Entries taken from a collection
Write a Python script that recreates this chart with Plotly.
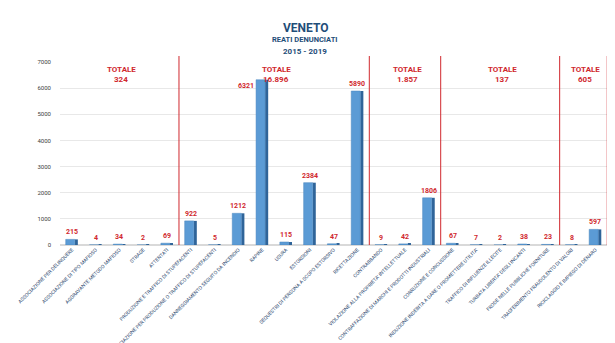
import plotly.graph_objects as go

categories = [
    "ASSOCIAZIONE PER DELINQUERE",
    "ASSOCIAZIONE DI TIPO MAFIOSO",
    "AGGRAVANTE METODO MAFIOSO",
    "STRAGE",
    "ATTENTATI",
    "PRODUZIONE E TRAFFICO DI STUPEFACENTI",
    "ASSOCIAZIONE PER PRODUZIONE O TRAFFICO DI STUPEFACENTI",
    "DANNEGGIAMENTO SEGUITO DA INCENDIO",
    "RAPINE",
    "USURA",
    "ESTORSIONI",
    "SEQUESTRI DI PERSONA A SCOPO ESTORSIVO",
    "RICETTAZIONE",
    "CONTRABBANDO",
    "VIOLAZIONE ALLA PROPRIETA' INTELLETTUALE",
    "CONTRAFFAZIONE DI MARCHI E PRODOTTI INDUSTRIALI",
    "CORRUZIONE E CONCUSSIONE",
    "INDUZIONE INDEBITA A DARE O PROMETTERE UTILITA'",
    "TRAFFICO DI INFLUENZE ILLECITE",
    "TURBATA LIBERTA' DEGLI INCANTI",
    "FRODE NELLE PUBBLICHE FORNITURE",
    "TRASFERIMENTO FRAUDOLENTO DI VALORI",
    "RICICLAGGIO E IMPIEGO DI DENARO",
]
values = [215, 4, 34, 2, 69, 922, 5, 1212, 6321, 115, 2384, 47, 5890,
          9, 42, 1806, 67, 7, 2, 38, 23, 8, 597]
group_sizes = [5, 8, 3, 5, 2]
y_ticks = [0, 1000, 2000, 3000, 4000, 5000, 6000, 7000]

# page offset of the plot div (default body margin)
OFF = 8
W, H = 607, 335
ML, MR, MT, MB = 52, 3, 54, 98
ph = H - MT - MB

def py(page_px):
    return (H - MB - (page_px - OFF)) / ph

x = list(range(len(categories)))
RED = "#D0282E"
FONT = "Liberation Sans Narrow, Arial Narrow, Roboto, sans-serif"

fig = go.Figure()
# side face (3D look)
fig.add_trace(go.Bar(
    x=x, y=values, width=0.13, offset=0.12,
    marker=dict(color="#2F6499", line=dict(width=0)),
    hoverinfo="skip", showlegend=False,
))
# front face
fig.add_trace(go.Bar(
    x=x, y=values, width=0.38, offset=-0.26,
    marker=dict(color="#5B9BD5", line=dict(color="#4A86BF", width=0.5)),
    showlegend=False,
))

shapes = []
annotations = []

# value labels
for xi, v in zip(x, values):
    if v > 6000:
        annotations.append(dict(x=xi - 0.26, xref="x", y=v, yref="y",
                                xanchor="right", yanchor="top",
                                text=f"<b>{v}</b>", showarrow=False,
                                font=dict(color=RED, size=7, family=FONT)))
    else:
        annotations.append(dict(x=xi, xref="x", y=v, yref="y",
                                xanchor="center", yanchor="bottom", yshift=1,
                                text=f"<b>{v}</b>", showarrow=False,
                                font=dict(color=RED, size=7, family=FONT)))

start = 0
for gs in group_sizes:
    end = start + gs
    bx = end - 0.5
    shapes.append(dict(type="line", xref="x", yref="paper", x0=bx, x1=bx,
                       y0=0.0, y1=py(56), line=dict(color=RED, width=1)))
    total = sum(values[start:end])
    tot_txt = f"{total:,}".replace(",", ".")
    cx = (start - 0.5 + end - 0.5) / 2
    annotations.append(dict(x=cx, xref="x", xshift=2, y=py(63), yref="paper",
                            text="<b>TOTALE</b>", showarrow=False,
                            font=dict(color=RED, size=8, family=FONT)))
    annotations.append(dict(x=cx, xref="x", xshift=2, y=py(73), yref="paper",
                            text=f"<b>{tot_txt}</b>", showarrow=False,
                            font=dict(color=RED, size=8, family=FONT)))
    start = end

TITLE_C = "#1F4E79"
tx = (305 - OFF - ML) / (W - ML - MR)
annotations += [
    dict(x=tx, xref="paper", xanchor="center", y=py(19), yref="paper",
         text="<b>VENETO</b>", showarrow=False,
         font=dict(color=TITLE_C, size=12, family=FONT)),
    dict(x=tx, xref="paper", xanchor="center", y=py(33), yref="paper",
         text="<b>REATI DENUNCIATI</b>", showarrow=False,
         font=dict(color=TITLE_C, size=7.5, family=FONT)),
    dict(x=tx, xref="paper", xanchor="center", y=py(45), yref="paper",
         text="<b>2015 - 2019</b>", showarrow=False,
         font=dict(color=TITLE_C, size=8, family=FONT)),
]

fig.update_layout(
    width=W, height=H,
    margin=dict(l=ML, r=MR, t=MT, b=MB, autoexpand=False),
    paper_bgcolor="white", plot_bgcolor="white",
    barmode="overlay",
    shapes=shapes, annotations=annotations,
    xaxis=dict(
        tickmode="array", tickvals=x, ticktext=categories,
        tickangle=-45, range=[-0.5, len(categories) - 0.3],
        tickfont=dict(size=5, color="#2E4A70", family=FONT),
        showgrid=False, zeroline=False, showline=False, ticks="",
        automargin=False,
    ),
    yaxis=dict(
        range=[0, 7000], tickvals=y_ticks,
        tickfont=dict(size=6, color="#404040", family=FONT),
        showgrid=True, gridcolor="#E8E8E8", gridwidth=1,
        zeroline=True, zerolinecolor="#D9D9D9", showline=False,
        ticklabelstandoff=8, automargin=False,
    ),
)

fig.write_html("out.html")
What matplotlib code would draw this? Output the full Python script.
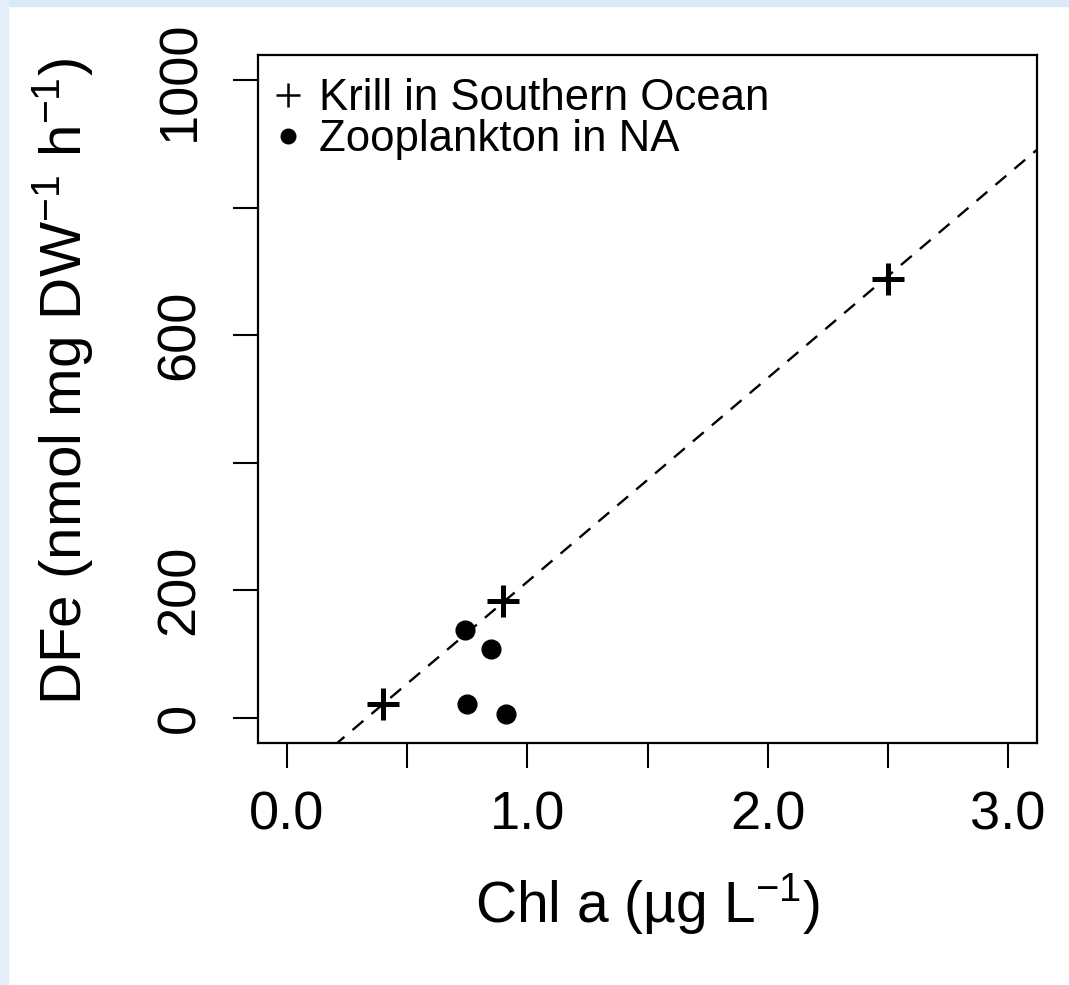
import matplotlib
matplotlib.use("Agg")
import matplotlib.pyplot as plt
from matplotlib.lines import Line2D
import matplotlib.patches as mpatches

plt.rcParams['font.family'] = ['Liberation Sans', 'DejaVu Sans']
plt.rcParams['mathtext.fontset'] = 'custom'
plt.rcParams['mathtext.rm'] = 'Liberation Sans'
plt.rcParams['mathtext.it'] = 'Liberation Sans:italic'

# Data
krill_chl = [0.40, 0.90, 2.50]
krill_dfe = [22, 183, 688]
zoo_chl = [0.74, 0.85, 0.75, 0.91]
zoo_dfe = [138, 108, 22, 6]
fit_slope = 320.0
fit_intercept = -107.0
x_ticks = [0.0, 0.5, 1.0, 1.5, 2.0, 2.5, 3.0]
x_ticklabels = ['0.0', '', '1.0', '', '2.0', '', '3.0']
y_ticks = [0, 200, 400, 600, 800, 1000]
y_ticklabels = ['0', '200', '', '600', '', '1000']

W, H = 1069, 985
fig = plt.figure(figsize=(W / 100, H / 100), dpi=100)
fig.patch.set_facecolor('white')
# light blue screenshot edges
fig.patches.append(mpatches.Rectangle((0, 1 - 6 / H), 1, 6 / H, transform=fig.transFigure,
                                      color='#dbe9f6', zorder=0))
fig.patches.append(mpatches.Rectangle((0, 0), 8 / W, 1, transform=fig.transFigure,
                                      color='#e4eff9', zorder=0))

ax = fig.add_axes([258 / W, 1 - 743 / H, (1037 - 258) / W, (743 - 55) / H])
ax.set_xlim(-0.12, 3.12)
ax.set_ylim(-40, 1040)

xs = [-0.12, 3.12]
ax.plot(xs, [fit_intercept + fit_slope * v for v in xs], color='black', lw=1.7,
        ls=(0, (6, 4.5)), zorder=2)

ax.plot(krill_chl, krill_dfe, ls='none', marker='+', ms=23, mew=3.6, color='black', zorder=3)
ax.plot(zoo_chl, zoo_dfe, ls='none', marker='o', ms=13.5, color='black', zorder=3)

for s in ax.spines.values():
    s.set_linewidth(1.6)

ax.set_xticks(x_ticks)
ax.set_xticklabels(x_ticklabels)
ax.set_yticks(y_ticks)
ax.set_yticklabels(y_ticklabels, rotation=90, va='center')
ax.tick_params(axis='both', direction='out', length=18, width=1.5, labelsize=39)
ax.tick_params(axis='x', pad=16)
ax.tick_params(axis='y', pad=20)

ax.set_xlabel('Chl a (µg L$^{-1}$)', fontsize=41, labelpad=22)
ax.set_ylabel(r'DFe (nmol mg DW$^{-1}$ h$^{-1}$)', fontsize=42)
ax.yaxis.set_label_coords(-0.209, 0.525)

handles = [Line2D([], [], ls='none', marker='+', ms=17, mew=1.8, color='black'),
           Line2D([], [], ls='none', marker='o', ms=10.5, color='black')]
ax.legend(handles, ['Krill in Southern Ocean', 'Zooplankton in NA'], loc='upper left',
          bbox_to_anchor=(-9 / 779, 1 + 3 / 688),
          frameon=False, fontsize=31.5, handlelength=0.6, handletextpad=0.39,
          labelspacing=0.0, borderaxespad=0.4, borderpad=0.2)

fig.savefig('out.png', dpi=100)
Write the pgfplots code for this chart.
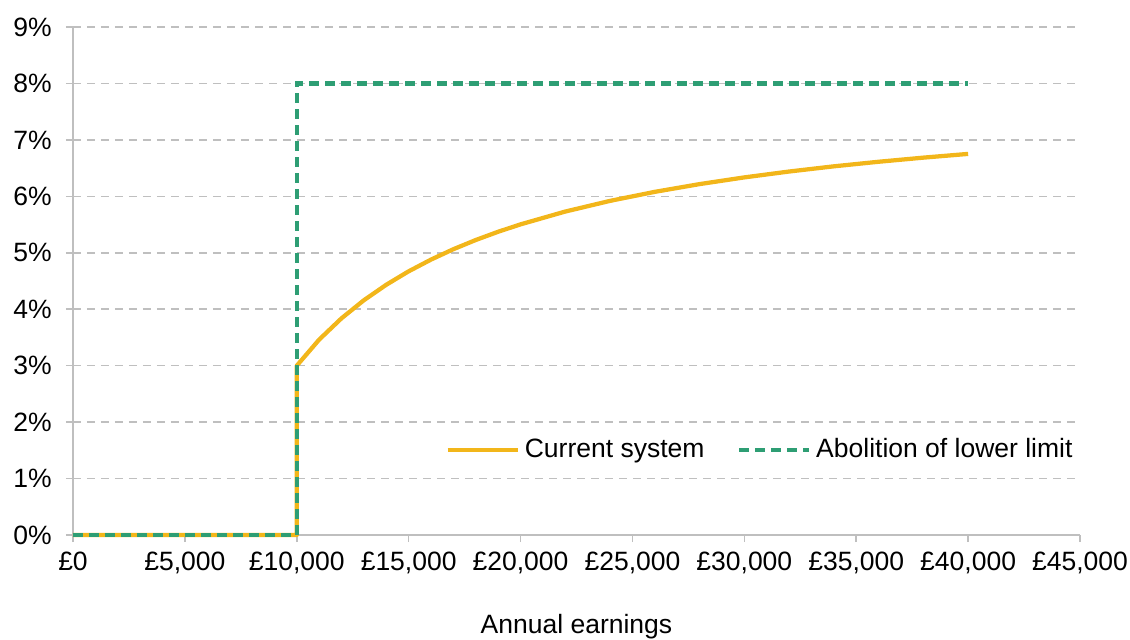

WORK TO COMPLETE: With all pictures left out, please transcribe exactly the lines from the start of the material through the line with "import plotly.graph_objects as go".

REPLY:
Write a Python script that recreates this chart with Plotly.
import plotly.graph_objects as go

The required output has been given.